Resource Pot Generation Process: ResourcePotGeneration

Resource Pot Generation Process is split into 3 steps:

  1. Sort the ModuleGroups and ModuleBuckets: deal with the module groups in topological order, for each module group, sort the module buckets in execution order.
  2. Merge modules into ModulePots: Merge related modules together and treat them as basic unit.
  3. Merge ModulePots into ResourcePots: Merge related modules together.

Create Module Pots

For each ModuleBucket, we merge the modules to ModulePots.

Module Pots are created based on following rules:

  1. Modules matched partialBundling.groups will be in the same ModulePot.
  2. Modules in the same immutable package are in the same ModulePot. For example, A, B are both in ModuleBucket_A_B and they are also in the same immutable package, then A, B would be in the same Module Pot.
  3. For other modules, a module is a module pot

Merge Module Pots into Resource Pot

Now we are in the last but most important step: generating Resource Pots.

There are 3 important conditions when generating Resource Pots:

  1. Request Numbers: The number of resource pot in a ModuleGroup should be as close as possible to targetConcurrentRequest.
  2. Minimum Resource Size: The size of each resource pot should be larger than targetMinSize when possible.
  3. Module Buckets: Only merge Module Pot in the same Module Bucket.

Illustration for Resource Pot Generation: MergeModulePots

For above illustration, we focus on generate resource pots for ModuleGroup B. Steps:

  1. Merge modules in the same ModuleBucket to ModulePots
  2. Calculate target size of each Resource Pot based on targetConcurrentRequest, targetMinSize and immutableModulesWeight.
  3. For each execution-order sorted ModulePot, fill them into the a Resource Pot one by one.
  4. If targetConcurrentRequests or targetMinSize is violated and enforceTargetConcurrentRequests or enforceTargetMinSize is enabled, merge smallest resources to meet the constraints.

User Configurations Design

The Configurations of Partial Bundling are divide into following parts:

  1. targetConcurrentRequests: Farm tries to generate resource numbers as closer as possible to this config value for initial resource loading or a dynamic resource loading.
  2. targetMinSize: The minimum size of generated resources before minify and gzip. Note that targetMinSize will not be satisfied if ModuleBucket's size is less than targetMinSize, ModuleBucket will be given priority. Config enforceTargetMinSize can be used to enforce size.
  3. targetMaxSize: The maximum size of generated resources before minify and gzip.
  4. groups: A group of modules that should be placed together.

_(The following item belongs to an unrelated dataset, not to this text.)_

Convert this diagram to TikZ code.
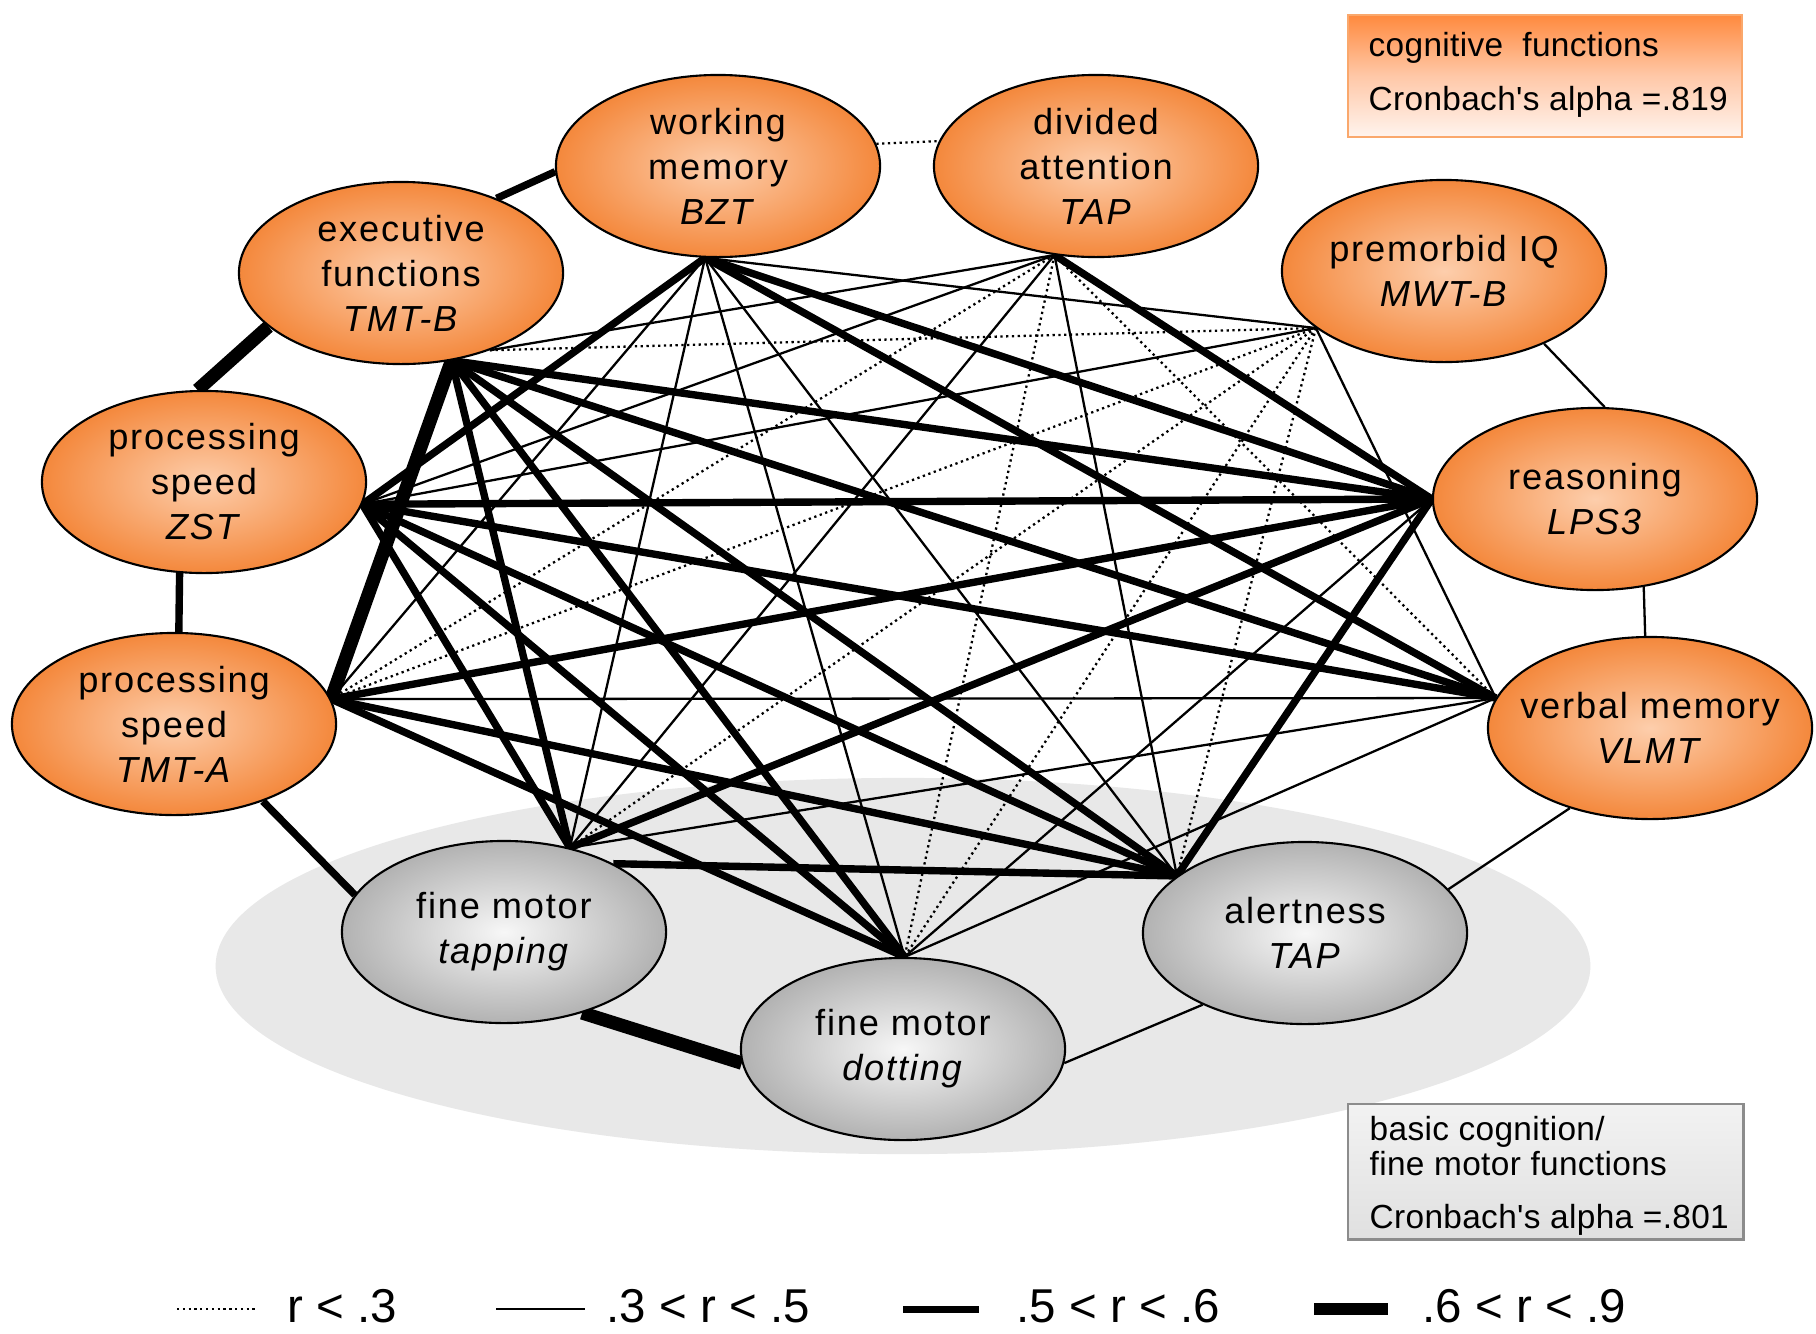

Note that this group config is only a hit to the compiler that these modules should be placed together, it may produce multiple resources, if you want to enforce modules in the same resource, you should use enforceResources.
    • name: Name of this group.
    • test: Regex array to match the modules which are in this group.
    • groupType: mutable or immutable, this group only applies to the specified type of modules.
    • resourceType: all, initial or async, this group only applies to the specified type of resources.
  5. enforceResources: Array to match the modules that should always be in the same output resource, ignore all other constraints.
    • name: Name of this resource.
    • test: Regex array to match the modules which are in this resource.
  6. enforceTargetConcurrentRequests: Enforce target concurrent requests for every resource loading, when tue, smaller resource will be merged into bigger resource to meet the target concurrent requests. this may cause issue for css resource, be careful to use this option
  7. enforceTargetMinSize: Enforce target min size for every resource, when tue, smaller resource will be merged into bigger resource to meet the target concurrent requests. this may cause issue for css resource, be careful to use this option
  8. immutableModules: Regex array to match the immutable modules
  9. immutableModulesWeight: Default to 0.8, immutable module will have 80% request numbers. For example, if targetConcurrentRequest is 25, then immutable resources will take 25 * 80% = 20 by default. This option is to make sure that mutable and immutable modules are isolate, if change your business code, code under node_modules won't be affected.